Avila-Barrientos Luis Pablo, Cofas-Vargas Luis Fernando, Agüero-Chapin Guillermin, Hernández-García Enrique, Ruiz-Carmona Sergio, Valdez-Cruz Norma A, Trujillo-Roldán Mauricio, Weber Joachim, Ruiz-Blanco Yasser B, Barril Xavier, García-Hernández Enrique
Instituto de Química, Universidad Nacional Autónoma de México, Ciudad Universitaria, Ciudad de México 04510, Mexico.
CIMAR/CIIMAR, Centro Interdisciplinar de Investigação Marinha e Ambiental, Universidade do Porto, Terminal de Cruzeiros do Porto de Leixões, Av. General Norton de Matos, s/n, 4450-208 Porto, Portugal.

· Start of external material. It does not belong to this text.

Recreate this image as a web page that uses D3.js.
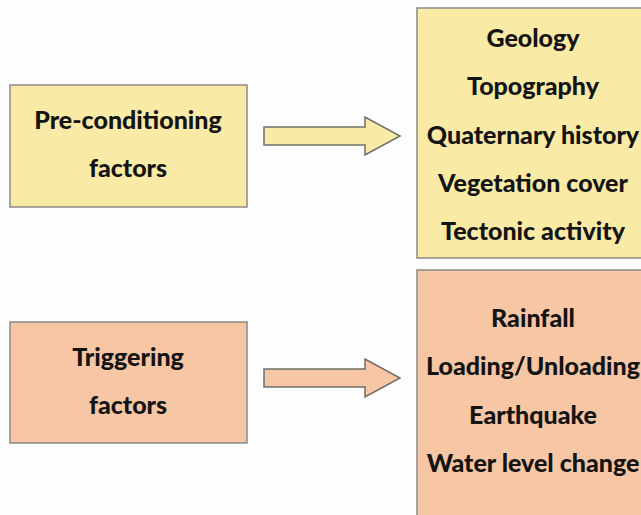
<!DOCTYPE html>
<html>
<head>
<meta charset="utf-8">
<script src="https://cdn.jsdelivr.net/npm/d3@7"></script>
<style>
  html, body { margin: 0; padding: 0; background: #fdfdfd; }
  svg { display: block; }
</style>
</head>
<body>
<div id="chart"></div>
<script>
const groups = ['Pre-conditioning factors', 'Triggering factors']
const groupLabels = [['Pre-conditioning', 'factors'], ['Triggering', 'factors']]
const preconditioning = ['Geology', 'Topography', 'Quaternary history', 'Vegetation cover', 'Tectonic activity']
const triggering = ['Rainfall', 'Loading/Unloading', 'Earthquake', 'Water level change']
const fills = ['#f9eba6', '#f6c6a5']

const width = 641
const height = 515
const font = 'Lato, "Open Sans", sans-serif'

const svg = d3.select('#chart')
  .append('svg')
  .attr('width', width)
  .attr('height', height)

const rows = [
  { left: [85, 207], right: [8, 258], arrowY: 136, lineY: 37, items: preconditioning },
  { left: [322, 443], right: [270, 530], arrowY: 378, lineY: 317, items: triggering }
]

rows.forEach((r, i) => {
  const g = svg.append('g')

  // left box
  g.append('rect')
    .attr('x', 10).attr('y', r.left[0])
    .attr('width', 237).attr('height', r.left[1] - r.left[0])
    .attr('fill', fills[i]).attr('stroke', '#8a8a86').attr('stroke-width', 1.5)

  const mid = (r.left[0] + r.left[1]) / 2
  g.selectAll('text.lbl')
    .data(groupLabels[i])
    .enter().append('text')
    .attr('class', 'lbl')
    .attr('x', 128)
    .attr('y', (d, j) => mid - 27 + j * 48)
    .attr('text-anchor', 'middle')
    .attr('dominant-baseline', 'central')
    .style('font-family', font).style('font-weight', '900').style('font-size', '25px')
    .attr('fill', '#141414')
    .text(d => d)

  // arrow
  const cy = r.arrowY
  const arrow = d3.line()([
    [264, cy - 9], [365, cy - 9], [365, cy - 19], [400, cy],
    [365, cy + 19], [365, cy + 9], [264, cy + 9]
  ]) + 'Z'
  g.append('path')
    .attr('d', arrow)
    .attr('fill', fills[i]).attr('stroke', '#6e6e68').attr('stroke-width', 1.5)
    .attr('stroke-linejoin', 'miter')

  // right box
  g.append('rect')
    .attr('x', 417).attr('y', r.right[0])
    .attr('width', 240).attr('height', r.right[1] - r.right[0])
    .attr('fill', fills[i]).attr('stroke', '#8a8a86').attr('stroke-width', 1.5)

  const y = d3.scalePoint()
    .domain(r.items)
    .range([r.lineY, r.lineY + 48.3 * (r.items.length - 1)])

  g.selectAll('text.item')
    .data(r.items)
    .enter().append('text')
    .attr('class', 'item')
    .attr('x', 533)
    .attr('y', d => y(d))
    .attr('text-anchor', 'middle')
    .attr('dominant-baseline', 'central')
    .style('font-family', font).style('font-weight', '900').style('font-size', '25px')
    .attr('fill', '#141414')
    .text(d => d)
})
</script>
</body>
</html>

Antibiotics (Basel). 2022 Apr 22;11(5):557. doi: 10.3390/antibiotics11050557.
With the uncontrolled growth of multidrug-resistant bacteria, there is an urgent need to search for new therapeutic targets, to develop drugs with novel modes of bactericidal action. FoF1-ATP synthase plays a crucial role in bacterial bioenergetic processes, and it has emerged as an attractive antimicrobial target, validated by the pharmaceutical approval of an inhibitor to treat multidrug-resistant tuberculosis. In this work, we aimed to design, through two types of in silico strategies, new allosteric inhibitors of the ATP synthase, by targeting the catalytic β subunit, a centerpiece in communication between rotor subunits and catalytic sites, to drive the rotary mechanism. As a model system, we used the F1 sector of Escherichia coli, a bacterium included in the priority list of multidrug-resistant pathogens. Drug-like molecules and an IF1-derived peptide, designed through molecular dynamics simulations and sequence mining approaches, respectively, exhibited in vitro micromolar inhibitor potency against F1. An analysis of bacterial and Mammalia sequences of the key structural helix-turn-turn motif of the C-terminal domain of the β subunit revealed highly and moderately conserved positions that could be exploited for the development of new species-specific allosteric inhibitors. To our knowledge, these inhibitors are the first binders computationally designed against the catalytic subunit of FOF1-ATP synthase.
随着多重耐药菌的不断增长,迫切需要寻找新的治疗靶点,开发具有新型杀菌作用模式的药物。F₀F₁-ATP合酶在细菌生物能量过程中起着关键作用,已成为一个有吸引力的抗菌靶点,一种治疗多重耐药结核病的抑制剂已获药物批准,这证实了该靶点的有效性。在这项工作中,我们旨在通过两种计算机模拟策略,设计ATP合酶的新型变构抑制剂,靶向催化β亚基,它是转子亚基与催化位点之间通讯的核心,以驱动旋转机制。作为模型系统,我们使用了大肠杆菌的F₁部分,大肠杆菌是多重耐药病原体优先名单中的一种细菌。分别通过分子动力学模拟和序列挖掘方法设计的类药物分子和一种源自IF1的肽,对F₁表现出体外微摩尔级别的抑制效力。对β亚基C末端结构域关键结构螺旋-转角-转角基序的细菌和哺乳动物序列分析揭示了高度和中度保守的位置,可用于开发新的物种特异性变构抑制剂。据我们所知,这些抑制剂是首次通过计算机设计针对F₀F₁-ATP合酶催化亚基的结合剂。